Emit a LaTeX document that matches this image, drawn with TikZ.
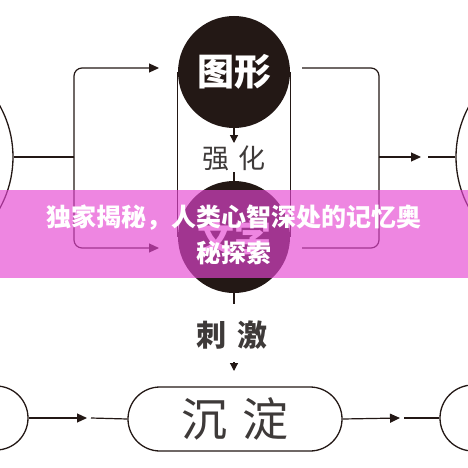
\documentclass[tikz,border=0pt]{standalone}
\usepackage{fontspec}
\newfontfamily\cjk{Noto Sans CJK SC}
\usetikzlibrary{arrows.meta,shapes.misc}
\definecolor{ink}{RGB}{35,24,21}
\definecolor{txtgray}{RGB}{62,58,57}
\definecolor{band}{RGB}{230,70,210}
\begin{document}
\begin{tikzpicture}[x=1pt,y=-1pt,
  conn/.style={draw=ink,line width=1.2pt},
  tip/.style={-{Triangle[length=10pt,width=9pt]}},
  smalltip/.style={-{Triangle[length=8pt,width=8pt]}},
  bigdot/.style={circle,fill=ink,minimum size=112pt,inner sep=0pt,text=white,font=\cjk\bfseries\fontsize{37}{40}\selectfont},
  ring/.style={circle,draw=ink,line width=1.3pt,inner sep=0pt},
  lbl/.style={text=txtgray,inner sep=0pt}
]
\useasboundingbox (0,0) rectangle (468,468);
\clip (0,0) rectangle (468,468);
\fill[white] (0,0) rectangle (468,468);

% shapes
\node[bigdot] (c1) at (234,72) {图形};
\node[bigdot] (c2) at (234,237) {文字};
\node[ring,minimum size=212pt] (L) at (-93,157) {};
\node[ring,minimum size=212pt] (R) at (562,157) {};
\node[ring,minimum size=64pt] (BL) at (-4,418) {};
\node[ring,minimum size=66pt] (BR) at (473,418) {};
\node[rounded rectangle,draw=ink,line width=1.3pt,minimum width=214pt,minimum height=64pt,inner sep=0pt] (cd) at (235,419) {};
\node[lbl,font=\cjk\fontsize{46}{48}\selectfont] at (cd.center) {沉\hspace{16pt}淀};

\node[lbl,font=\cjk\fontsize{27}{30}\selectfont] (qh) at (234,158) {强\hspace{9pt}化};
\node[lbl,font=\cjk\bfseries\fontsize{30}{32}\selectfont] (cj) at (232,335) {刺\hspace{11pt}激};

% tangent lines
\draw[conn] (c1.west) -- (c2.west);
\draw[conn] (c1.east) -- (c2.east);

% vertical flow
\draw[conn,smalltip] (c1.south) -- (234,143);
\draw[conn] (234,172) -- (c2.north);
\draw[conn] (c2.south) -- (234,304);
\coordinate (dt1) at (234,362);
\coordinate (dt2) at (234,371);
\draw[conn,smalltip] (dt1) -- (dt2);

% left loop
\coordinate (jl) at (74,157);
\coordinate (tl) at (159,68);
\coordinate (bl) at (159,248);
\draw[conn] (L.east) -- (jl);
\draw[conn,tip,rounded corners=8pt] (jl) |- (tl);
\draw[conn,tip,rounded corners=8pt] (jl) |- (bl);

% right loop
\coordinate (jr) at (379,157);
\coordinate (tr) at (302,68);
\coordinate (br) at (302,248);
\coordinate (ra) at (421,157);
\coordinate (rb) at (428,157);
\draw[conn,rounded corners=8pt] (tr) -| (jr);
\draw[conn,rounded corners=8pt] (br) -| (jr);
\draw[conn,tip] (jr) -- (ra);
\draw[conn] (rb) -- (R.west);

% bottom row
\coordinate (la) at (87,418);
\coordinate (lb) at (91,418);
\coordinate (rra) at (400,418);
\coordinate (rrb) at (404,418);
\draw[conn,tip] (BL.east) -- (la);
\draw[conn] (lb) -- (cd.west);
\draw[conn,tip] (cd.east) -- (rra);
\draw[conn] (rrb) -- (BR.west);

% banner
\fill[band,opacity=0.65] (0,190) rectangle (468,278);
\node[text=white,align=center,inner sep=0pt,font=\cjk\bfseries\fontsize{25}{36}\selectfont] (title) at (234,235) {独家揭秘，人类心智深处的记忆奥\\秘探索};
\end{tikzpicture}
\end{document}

-=-=-

## DIRECTION
Take the data above and repeat it exactly, leaving each picture out.

## REPLY TO THE EXERCISE
Emit a LaTeX document that matches this image, drawn with TikZ.
\documentclass[tikz,border=0pt]{standalone}
\usepackage{fontspec}
\newfontfamily\cjk{Noto Sans CJK SC}
\usetikzlibrary{arrows.meta,shapes.misc}
\definecolor{ink}{RGB}{35,24,21}
\definecolor{txtgray}{RGB}{62,58,57}
\definecolor{band}{RGB}{230,70,210}
\begin{document}
\begin{tikzpicture}[x=1pt,y=-1pt,
  conn/.style={draw=ink,line width=1.2pt},
  tip/.style={-{Triangle[length=10pt,width=9pt]}},
  smalltip/.style={-{Triangle[length=8pt,width=8pt]}},
  bigdot/.style={circle,fill=ink,minimum size=112pt,inner sep=0pt,text=white,font=\cjk\bfseries\fontsize{37}{40}\selectfont},
  ring/.style={circle,draw=ink,line width=1.3pt,inner sep=0pt},
  lbl/.style={text=txtgray,inner sep=0pt}
]
\useasboundingbox (0,0) rectangle (468,468);
\clip (0,0) rectangle (468,468);
\fill[white] (0,0) rectangle (468,468);

% shapes
\node[bigdot] (c1) at (234,72) {图形};
\node[bigdot] (c2) at (234,237) {文字};
\node[ring,minimum size=212pt] (L) at (-93,157) {};
\node[ring,minimum size=212pt] (R) at (562,157) {};
\node[ring,minimum size=64pt] (BL) at (-4,418) {};
\node[ring,minimum size=66pt] (BR) at (473,418) {};
\node[rounded rectangle,draw=ink,line width=1.3pt,minimum width=214pt,minimum height=64pt,inner sep=0pt] (cd) at (235,419) {};
\node[lbl,font=\cjk\fontsize{46}{48}\selectfont] at (cd.center) {沉\hspace{16pt}淀};

\node[lbl,font=\cjk\fontsize{27}{30}\selectfont] (qh) at (234,158) {强\hspace{9pt}化};
\node[lbl,font=\cjk\bfseries\fontsize{30}{32}\selectfont] (cj) at (232,335) {刺\hspace{11pt}激};

% tangent lines
\draw[conn] (c1.west) -- (c2.west);
\draw[conn] (c1.east) -- (c2.east);

% vertical flow
\draw[conn,smalltip] (c1.south) -- (234,143);
\draw[conn] (234,172) -- (c2.north);
\draw[conn] (c2.south) -- (234,304);
\coordinate (dt1) at (234,362);
\coordinate (dt2) at (234,371);
\draw[conn,smalltip] (dt1) -- (dt2);

% left loop
\coordinate (jl) at (74,157);
\coordinate (tl) at (159,68);
\coordinate (bl) at (159,248);
\draw[conn] (L.east) -- (jl);
\draw[conn,tip,rounded corners=8pt] (jl) |- (tl);
\draw[conn,tip,rounded corners=8pt] (jl) |- (bl);

% right loop
\coordinate (jr) at (379,157);
\coordinate (tr) at (302,68);
\coordinate (br) at (302,248);
\coordinate (ra) at (421,157);
\coordinate (rb) at (428,157);
\draw[conn,rounded corners=8pt] (tr) -| (jr);
\draw[conn,rounded corners=8pt] (br) -| (jr);
\draw[conn,tip] (jr) -- (ra);
\draw[conn] (rb) -- (R.west);

% bottom row
\coordinate (la) at (87,418);
\coordinate (lb) at (91,418);
\coordinate (rra) at (400,418);
\coordinate (rrb) at (404,418);
\draw[conn,tip] (BL.east) -- (la);
\draw[conn] (lb) -- (cd.west);
\draw[conn,tip] (cd.east) -- (rra);
\draw[conn] (rrb) -- (BR.west);

% banner
\fill[band,opacity=0.65] (0,190) rectangle (468,278);
\node[text=white,align=center,inner sep=0pt,font=\cjk\bfseries\fontsize{25}{36}\selectfont] (title) at (234,235) {独家揭秘，人类心智深处的记忆奥\\秘探索};
\end{tikzpicture}
\end{document}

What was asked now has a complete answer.